### Available data
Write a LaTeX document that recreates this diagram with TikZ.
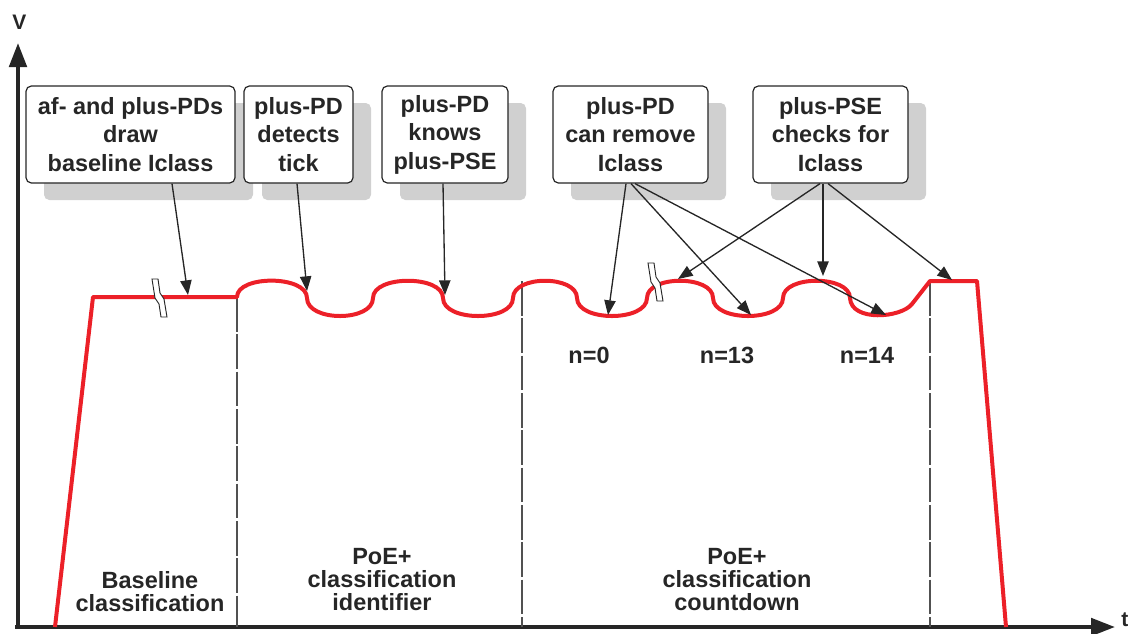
\documentclass[tikz,border=0pt]{standalone}
\usepackage{fontspec}
\setmainfont{Liberation Sans}
\usetikzlibrary{arrows.meta,shadows,calc}
\definecolor{curvered}{RGB}{236,32,40}
\definecolor{ink}{RGB}{38,38,38}
\definecolor{shadowgray}{RGB}{208,208,208}
\tikzset{
  callout/.style={draw=ink, line width=0.9pt, rounded corners=4pt, fill=white,
    minimum height=72.75pt, inner sep=0pt, align=center, text=ink,
    font=\bfseries\fontsize{17.6pt}{21.4pt}\selectfont,
    drop shadow={shadow xshift=13.5pt, shadow yshift=-12.75pt, opacity=1, fill=shadowgray}},
  phase/.style={inner sep=0pt, align=center, text=ink,
    font=\bfseries\fontsize{17.6pt}{17.25pt}\selectfont},
  nlabel/.style={inner sep=0pt, text=ink, font=\bfseries\fontsize{17.6pt}{20pt}\selectfont},
  conn/.style={draw=ink, line width=1pt, -{Triangle[length=11pt,width=8.5pt]}},
  axis/.style={draw=ink, line width=3pt, -{Triangle[length=18pt,width=13pt]}},
  divider/.style={draw=ink!80, line width=0.8pt, dash pattern=on 26pt off 2pt},
  signal/.style={draw=curvered, line width=3pt, line join=round},
  breakmark/.style={draw=ink, fill=white, line width=0.7pt}
}
\begin{document}
\begin{tikzpicture}[x=0.75pt,y=-0.75pt]
\useasboundingbox (0,0) rectangle (1130,633);

% axes
\draw[axis] (18,629) -- (18,43);
\draw[axis] (15,627) -- (1115,627);
\node[text=ink, font=\bfseries\fontsize{15.75pt}{18pt}\selectfont, inner sep=0pt] (vlab) at (19.5,22) {V};
\node[text=ink, font=\bfseries\fontsize{15.75pt}{18pt}\selectfont, inner sep=0pt, anchor=west] (tlab) at (1121,620) {t};

% dividers
\draw[divider] (237,297) -- (237,627);
\draw[divider] (522,281) -- (522,627);
\draw[divider] (930,281) -- (930,627);

% signal
\draw[signal] (55,627) -- (93,297) -- (237,297)
  .. controls (237,275) and (307,275) .. (307,298)
  .. controls (307,322) and (373,322) .. (373,298)
  .. controls (373,275) and (443,275) .. (443,298)
  .. controls (443,322) and (513,322) .. (513,298)
  .. controls (513,275) and (577,275) .. (577,298)
  .. controls (577,322) and (647,322) .. (647,298)
  .. controls (647,275) and (713,275) .. (713,298)
  .. controls (713,322) and (783,322) .. (783,298)
  .. controls (783,275) and (850,275) .. (850,298)
  .. controls (851,322) and (901,318) .. (912,304)
  -- (930,281) -- (977,281) -- (1006,627);

% break marks
\draw[breakmark] (152,279) -- ++(6,0) -- ++(2,14) -- ++(4,6) -- ++(3,18) -- ++(-6,0) -- ++(-2,-13) -- ++(-4,-6) -- cycle;
\draw[breakmark] (648,263) -- ++(6,0) -- ++(2,14) -- ++(4,6) -- ++(3,18) -- ++(-6,0) -- ++(-2,-13) -- ++(-4,-6) -- cycle;

% callouts
\node[callout, minimum width=156.75pt] (b1) at (130.5,134.5) {af- and plus-PDs\\draw\\baseline Iclass};
\node[callout, minimum width=81.75pt] (b2) at (298.5,134.5) {plus-PD\\detects\\tick};
\node[callout, minimum width=94.5pt] (b3) at (445,134.5) {plus-PD\\knows\\plus-PSE};
\node[callout, minimum width=116.25pt] (b4) at (630.5,134.5) {plus-PD\\can remove\\Iclass};
\node[callout, minimum width=116.25pt] (b5) at (830.5,134.5) {plus-PSE\\checks for\\Iclass};

% targets on the signal
\coordinate (t1) at (188,295);
\coordinate (t2) at (307,291);
\coordinate (t3) at (445,295);
\coordinate (t4a) at (608,315);
\coordinate (t4b) at (751,315);
\coordinate (t4c) at (886,315);
\coordinate (t5a) at (678,279);
\coordinate (t5b) at (823,276);
\coordinate (t5c) at (952,280);

% connectors
\draw[conn] ($(b1.south)+(41.5,0)$) -- (t1);
\draw[conn] ($(b2.south)+(-1.5,0)$) -- (t2);
\draw[conn] ($(b3.south)+(-2,0)$) -- (t3);
\draw[conn] ($(b4.south)+(-4.5,0)$) -- (t4a);
\draw[conn] ($(b4.south)+(0.5,0)$) -- (t4b);
\draw[conn] ($(b4.south)+(4.5,0)$) -- (t4c);
\draw[conn] ($(b5.south)+(-10.5,0)$) -- (t5a);
\draw[conn] ($(b5.south)+(-7.5,0)$) -- (t5b);
\draw[conn] ($(b5.south)+(-2.5,0)$) -- (t5c);

% n labels
\node[nlabel] (n0) at (589,355) {n=0};
\node[nlabel] (n13) at (727,355) {n=13};
\node[nlabel] (n14) at (867,355) {n=14};

% phase labels
\node[phase] (p1) at (150,591.5) {Baseline\\classification};
\node[phase] (p2) at (382,580) {PoE+\\classification\\identifier};
\node[phase] (p3) at (737,580) {PoE+\\classification\\countdown};
\end{tikzpicture}
\end{document}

### What is expected
Reproduce only the lines from the beginning of the data through the line that contains "(0,0) rectangle (1130,633);", both included, and please drop the pictures.

### Correct output
Write a LaTeX document that recreates this diagram with TikZ.
\documentclass[tikz,border=0pt]{standalone}
\usepackage{fontspec}
\setmainfont{Liberation Sans}
\usetikzlibrary{arrows.meta,shadows,calc}
\definecolor{curvered}{RGB}{236,32,40}
\definecolor{ink}{RGB}{38,38,38}
\definecolor{shadowgray}{RGB}{208,208,208}
\tikzset{
  callout/.style={draw=ink, line width=0.9pt, rounded corners=4pt, fill=white,
    minimum height=72.75pt, inner sep=0pt, align=center, text=ink,
    font=\bfseries\fontsize{17.6pt}{21.4pt}\selectfont,
    drop shadow={shadow xshift=13.5pt, shadow yshift=-12.75pt, opacity=1, fill=shadowgray}},
  phase/.style={inner sep=0pt, align=center, text=ink,
    font=\bfseries\fontsize{17.6pt}{17.25pt}\selectfont},
  nlabel/.style={inner sep=0pt, text=ink, font=\bfseries\fontsize{17.6pt}{20pt}\selectfont},
  conn/.style={draw=ink, line width=1pt, -{Triangle[length=11pt,width=8.5pt]}},
  axis/.style={draw=ink, line width=3pt, -{Triangle[length=18pt,width=13pt]}},
  divider/.style={draw=ink!80, line width=0.8pt, dash pattern=on 26pt off 2pt},
  signal/.style={draw=curvered, line width=3pt, line join=round},
  breakmark/.style={draw=ink, fill=white, line width=0.7pt}
}
\begin{document}
\begin{tikzpicture}[x=0.75pt,y=-0.75pt]
\useasboundingbox (0,0) rectangle (1130,633);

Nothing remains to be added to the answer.